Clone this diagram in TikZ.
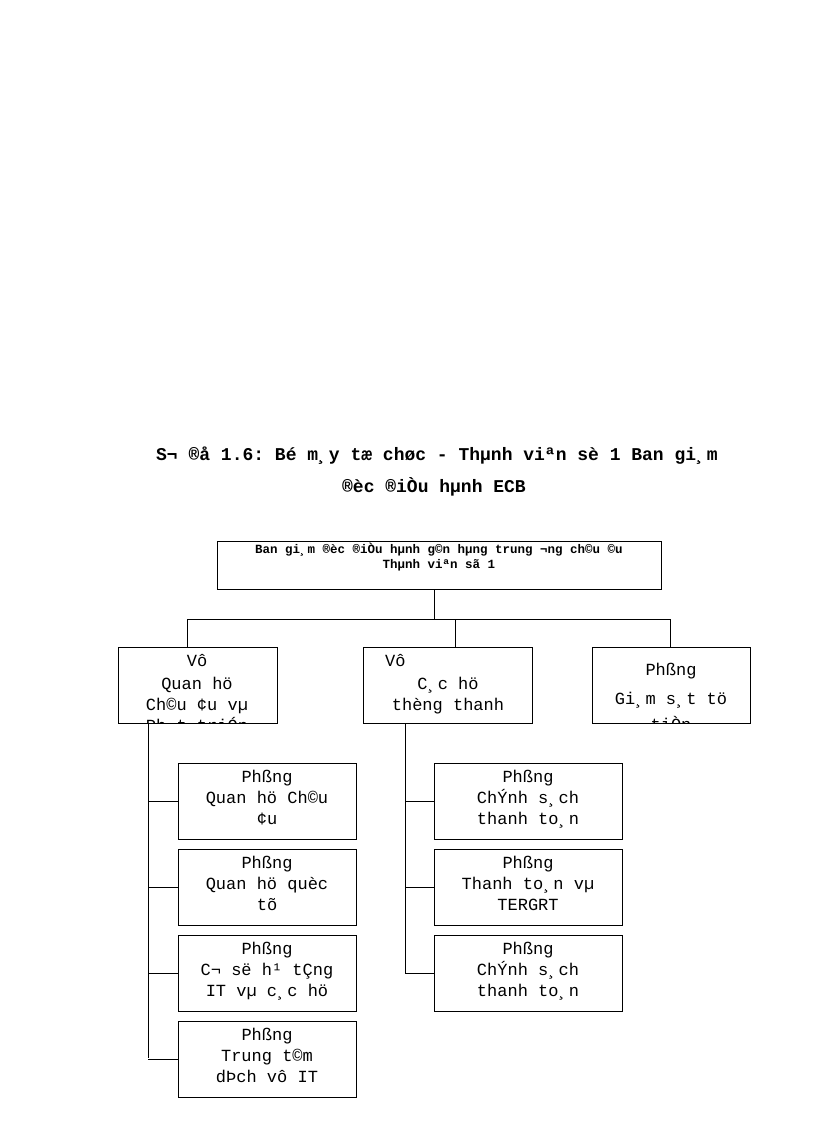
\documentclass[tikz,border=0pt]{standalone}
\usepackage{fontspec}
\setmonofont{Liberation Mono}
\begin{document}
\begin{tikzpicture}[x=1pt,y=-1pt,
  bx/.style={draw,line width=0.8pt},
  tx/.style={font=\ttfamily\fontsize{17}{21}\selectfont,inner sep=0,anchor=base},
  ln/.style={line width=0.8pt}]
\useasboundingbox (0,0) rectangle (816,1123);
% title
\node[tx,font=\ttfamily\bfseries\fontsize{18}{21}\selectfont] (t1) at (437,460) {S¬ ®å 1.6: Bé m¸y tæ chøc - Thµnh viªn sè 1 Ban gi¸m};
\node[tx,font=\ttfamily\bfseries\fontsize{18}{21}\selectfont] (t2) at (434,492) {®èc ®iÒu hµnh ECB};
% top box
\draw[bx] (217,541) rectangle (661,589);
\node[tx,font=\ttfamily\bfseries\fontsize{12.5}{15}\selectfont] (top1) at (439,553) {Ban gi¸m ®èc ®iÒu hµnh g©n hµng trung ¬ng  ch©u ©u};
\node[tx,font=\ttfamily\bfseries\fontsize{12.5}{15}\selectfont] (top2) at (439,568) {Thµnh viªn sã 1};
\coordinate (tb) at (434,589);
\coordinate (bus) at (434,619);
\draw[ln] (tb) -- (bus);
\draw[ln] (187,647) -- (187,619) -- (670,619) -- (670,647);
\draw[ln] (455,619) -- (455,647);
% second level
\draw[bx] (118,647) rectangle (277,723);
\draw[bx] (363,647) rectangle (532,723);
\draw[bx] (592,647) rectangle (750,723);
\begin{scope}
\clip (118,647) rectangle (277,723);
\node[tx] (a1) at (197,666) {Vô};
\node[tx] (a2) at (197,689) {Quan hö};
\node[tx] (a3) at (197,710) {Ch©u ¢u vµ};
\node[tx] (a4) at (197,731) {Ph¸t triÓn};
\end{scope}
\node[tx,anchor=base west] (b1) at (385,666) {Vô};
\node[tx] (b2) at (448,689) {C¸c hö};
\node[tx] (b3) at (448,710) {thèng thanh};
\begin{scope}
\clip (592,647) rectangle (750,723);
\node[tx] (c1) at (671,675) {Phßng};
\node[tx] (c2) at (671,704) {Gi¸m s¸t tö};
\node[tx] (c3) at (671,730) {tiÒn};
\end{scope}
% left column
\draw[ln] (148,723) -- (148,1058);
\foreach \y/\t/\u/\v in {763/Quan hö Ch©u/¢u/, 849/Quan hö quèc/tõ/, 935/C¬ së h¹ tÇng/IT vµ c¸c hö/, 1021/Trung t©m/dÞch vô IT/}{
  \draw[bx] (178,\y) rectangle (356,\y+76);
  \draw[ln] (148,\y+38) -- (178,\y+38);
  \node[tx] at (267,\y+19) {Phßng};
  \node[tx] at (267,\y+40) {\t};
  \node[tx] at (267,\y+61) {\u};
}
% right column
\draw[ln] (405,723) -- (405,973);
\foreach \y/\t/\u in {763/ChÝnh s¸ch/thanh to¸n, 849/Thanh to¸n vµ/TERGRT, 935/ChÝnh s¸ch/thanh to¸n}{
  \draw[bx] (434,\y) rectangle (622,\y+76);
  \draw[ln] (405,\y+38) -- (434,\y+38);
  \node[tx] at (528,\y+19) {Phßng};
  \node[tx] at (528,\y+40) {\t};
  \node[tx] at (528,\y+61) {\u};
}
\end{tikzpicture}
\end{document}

○ ○ ○ ○ ○ ○ ○

*AIM OF THE TASK*.
Keep the pictures out of the copy and return the rest of the data above exactly.

*RESULT*.
Clone this diagram in TikZ.
\documentclass[tikz,border=0pt]{standalone}
\usepackage{fontspec}
\setmonofont{Liberation Mono}
\begin{document}
\begin{tikzpicture}[x=1pt,y=-1pt,
  bx/.style={draw,line width=0.8pt},
  tx/.style={font=\ttfamily\fontsize{17}{21}\selectfont,inner sep=0,anchor=base},
  ln/.style={line width=0.8pt}]
\useasboundingbox (0,0) rectangle (816,1123);
% title
\node[tx,font=\ttfamily\bfseries\fontsize{18}{21}\selectfont] (t1) at (437,460) {S¬ ®å 1.6: Bé m¸y tæ chøc - Thµnh viªn sè 1 Ban gi¸m};
\node[tx,font=\ttfamily\bfseries\fontsize{18}{21}\selectfont] (t2) at (434,492) {®èc ®iÒu hµnh ECB};
% top box
\draw[bx] (217,541) rectangle (661,589);
\node[tx,font=\ttfamily\bfseries\fontsize{12.5}{15}\selectfont] (top1) at (439,553) {Ban gi¸m ®èc ®iÒu hµnh g©n hµng trung ¬ng  ch©u ©u};
\node[tx,font=\ttfamily\bfseries\fontsize{12.5}{15}\selectfont] (top2) at (439,568) {Thµnh viªn sã 1};
\coordinate (tb) at (434,589);
\coordinate (bus) at (434,619);
\draw[ln] (tb) -- (bus);
\draw[ln] (187,647) -- (187,619) -- (670,619) -- (670,647);
\draw[ln] (455,619) -- (455,647);
% second level
\draw[bx] (118,647) rectangle (277,723);
\draw[bx] (363,647) rectangle (532,723);
\draw[bx] (592,647) rectangle (750,723);
\begin{scope}
\clip (118,647) rectangle (277,723);
\node[tx] (a1) at (197,666) {Vô};
\node[tx] (a2) at (197,689) {Quan hö};
\node[tx] (a3) at (197,710) {Ch©u ¢u vµ};
\node[tx] (a4) at (197,731) {Ph¸t triÓn};
\end{scope}
\node[tx,anchor=base west] (b1) at (385,666) {Vô};
\node[tx] (b2) at (448,689) {C¸c hö};
\node[tx] (b3) at (448,710) {thèng thanh};
\begin{scope}
\clip (592,647) rectangle (750,723);
\node[tx] (c1) at (671,675) {Phßng};
\node[tx] (c2) at (671,704) {Gi¸m s¸t tö};
\node[tx] (c3) at (671,730) {tiÒn};
\end{scope}
% left column
\draw[ln] (148,723) -- (148,1058);
\foreach \y/\t/\u/\v in {763/Quan hö Ch©u/¢u/, 849/Quan hö quèc/tõ/, 935/C¬ së h¹ tÇng/IT vµ c¸c hö/, 1021/Trung t©m/dÞch vô IT/}{
  \draw[bx] (178,\y) rectangle (356,\y+76);
  \draw[ln] (148,\y+38) -- (178,\y+38);
  \node[tx] at (267,\y+19) {Phßng};
  \node[tx] at (267,\y+40) {\t};
  \node[tx] at (267,\y+61) {\u};
}
% right column
\draw[ln] (405,723) -- (405,973);
\foreach \y/\t/\u in {763/ChÝnh s¸ch/thanh to¸n, 849/Thanh to¸n vµ/TERGRT, 935/ChÝnh s¸ch/thanh to¸n}{
  \draw[bx] (434,\y) rectangle (622,\y+76);
  \draw[ln] (405,\y+38) -- (434,\y+38);
  \node[tx] at (528,\y+19) {Phßng};
  \node[tx] at (528,\y+40) {\t};
  \node[tx] at (528,\y+61) {\u};
}
\end{tikzpicture}
\end{document}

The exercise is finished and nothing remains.